§ **Set problem**: Leave out the images and repeat the listing below without a single change.
>>
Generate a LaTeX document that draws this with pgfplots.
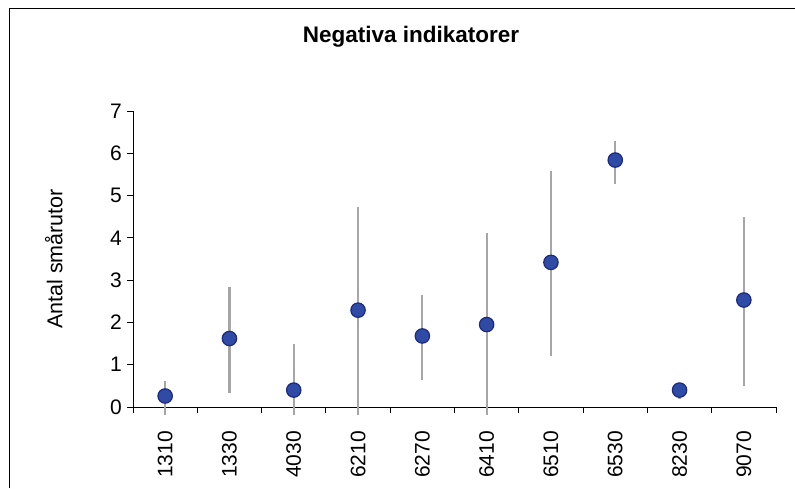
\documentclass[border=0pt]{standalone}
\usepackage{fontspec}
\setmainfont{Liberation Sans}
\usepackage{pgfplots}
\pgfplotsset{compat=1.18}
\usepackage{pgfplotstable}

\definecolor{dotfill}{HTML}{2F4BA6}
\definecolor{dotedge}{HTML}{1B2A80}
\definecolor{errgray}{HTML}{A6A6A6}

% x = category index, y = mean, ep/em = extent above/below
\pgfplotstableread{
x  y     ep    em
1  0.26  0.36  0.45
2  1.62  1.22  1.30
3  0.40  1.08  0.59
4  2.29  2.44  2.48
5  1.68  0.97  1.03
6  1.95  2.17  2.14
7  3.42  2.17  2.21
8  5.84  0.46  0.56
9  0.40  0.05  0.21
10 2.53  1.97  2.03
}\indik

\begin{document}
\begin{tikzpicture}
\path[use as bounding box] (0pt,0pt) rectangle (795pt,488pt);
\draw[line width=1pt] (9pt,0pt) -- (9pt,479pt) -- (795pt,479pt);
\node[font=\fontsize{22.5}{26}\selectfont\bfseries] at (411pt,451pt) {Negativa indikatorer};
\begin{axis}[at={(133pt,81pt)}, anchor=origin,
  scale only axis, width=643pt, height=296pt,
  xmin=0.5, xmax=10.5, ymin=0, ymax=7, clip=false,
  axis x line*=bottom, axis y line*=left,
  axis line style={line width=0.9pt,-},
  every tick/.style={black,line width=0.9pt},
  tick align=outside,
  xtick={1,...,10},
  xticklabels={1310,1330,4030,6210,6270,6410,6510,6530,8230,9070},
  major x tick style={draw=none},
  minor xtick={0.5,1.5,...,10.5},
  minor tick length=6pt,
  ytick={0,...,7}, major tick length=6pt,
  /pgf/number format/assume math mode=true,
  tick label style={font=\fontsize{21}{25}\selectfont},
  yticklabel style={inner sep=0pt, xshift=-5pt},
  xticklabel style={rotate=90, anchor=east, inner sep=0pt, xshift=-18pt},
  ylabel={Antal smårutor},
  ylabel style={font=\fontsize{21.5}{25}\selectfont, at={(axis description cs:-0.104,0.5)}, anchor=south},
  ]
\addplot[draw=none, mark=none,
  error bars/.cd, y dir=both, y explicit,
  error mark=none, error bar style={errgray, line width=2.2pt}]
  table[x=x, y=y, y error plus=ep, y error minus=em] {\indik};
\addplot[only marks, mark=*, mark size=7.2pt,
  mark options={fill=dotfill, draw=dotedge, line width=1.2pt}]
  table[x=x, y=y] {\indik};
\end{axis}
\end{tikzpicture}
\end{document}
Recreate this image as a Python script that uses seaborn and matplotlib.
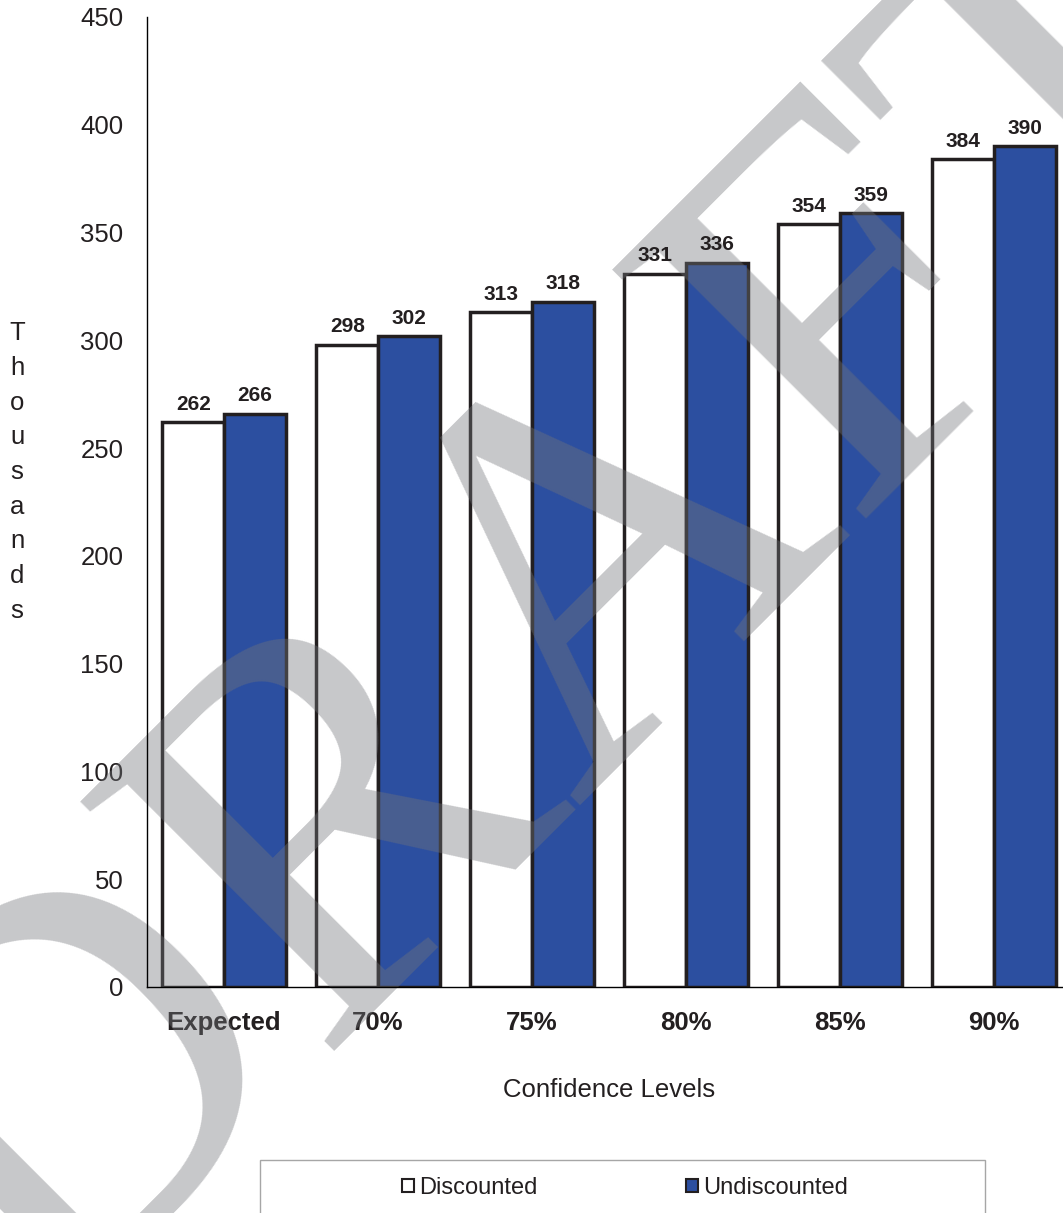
<<
§ **Task output**:
Generate a LaTeX document that draws this with pgfplots.
\documentclass[border=0pt]{standalone}
\usepackage{fontspec}
\setmainfont{Liberation Sans}
\usepackage{pgfplots}
\pgfplotsset{compat=1.18}
\usepackage{pgfplotstable}

\definecolor{dotfill}{HTML}{2F4BA6}
\definecolor{dotedge}{HTML}{1B2A80}
\definecolor{errgray}{HTML}{A6A6A6}

% x = category index, y = mean, ep/em = extent above/below
\pgfplotstableread{
x  y     ep    em
1  0.26  0.36  0.45
2  1.62  1.22  1.30
3  0.40  1.08  0.59
4  2.29  2.44  2.48
5  1.68  0.97  1.03
6  1.95  2.17  2.14
7  3.42  2.17  2.21
8  5.84  0.46  0.56
9  0.40  0.05  0.21
10 2.53  1.97  2.03
}\indik

\begin{document}
\begin{tikzpicture}
\path[use as bounding box] (0pt,0pt) rectangle (795pt,488pt);
\draw[line width=1pt] (9pt,0pt) -- (9pt,479pt) -- (795pt,479pt);
\node[font=\fontsize{22.5}{26}\selectfont\bfseries] at (411pt,451pt) {Negativa indikatorer};
\begin{axis}[at={(133pt,81pt)}, anchor=origin,
  scale only axis, width=643pt, height=296pt,
  xmin=0.5, xmax=10.5, ymin=0, ymax=7, clip=false,
  axis x line*=bottom, axis y line*=left,
  axis line style={line width=0.9pt,-},
  every tick/.style={black,line width=0.9pt},
  tick align=outside,
  xtick={1,...,10},
  xticklabels={1310,1330,4030,6210,6270,6410,6510,6530,8230,9070},
  major x tick style={draw=none},
  minor xtick={0.5,1.5,...,10.5},
  minor tick length=6pt,
  ytick={0,...,7}, major tick length=6pt,
  /pgf/number format/assume math mode=true,
  tick label style={font=\fontsize{21}{25}\selectfont},
  yticklabel style={inner sep=0pt, xshift=-5pt},
  xticklabel style={rotate=90, anchor=east, inner sep=0pt, xshift=-18pt},
  ylabel={Antal smårutor},
  ylabel style={font=\fontsize{21.5}{25}\selectfont, at={(axis description cs:-0.104,0.5)}, anchor=south},
  ]
\addplot[draw=none, mark=none,
  error bars/.cd, y dir=both, y explicit,
  error mark=none, error bar style={errgray, line width=2.2pt}]
  table[x=x, y=y, y error plus=ep, y error minus=em] {\indik};
\addplot[only marks, mark=*, mark size=7.2pt,
  mark options={fill=dotfill, draw=dotedge, line width=1.2pt}]
  table[x=x, y=y] {\indik};
\end{axis}
\end{tikzpicture}
\end{document}
Recreate this image as a Python script that uses seaborn and matplotlib.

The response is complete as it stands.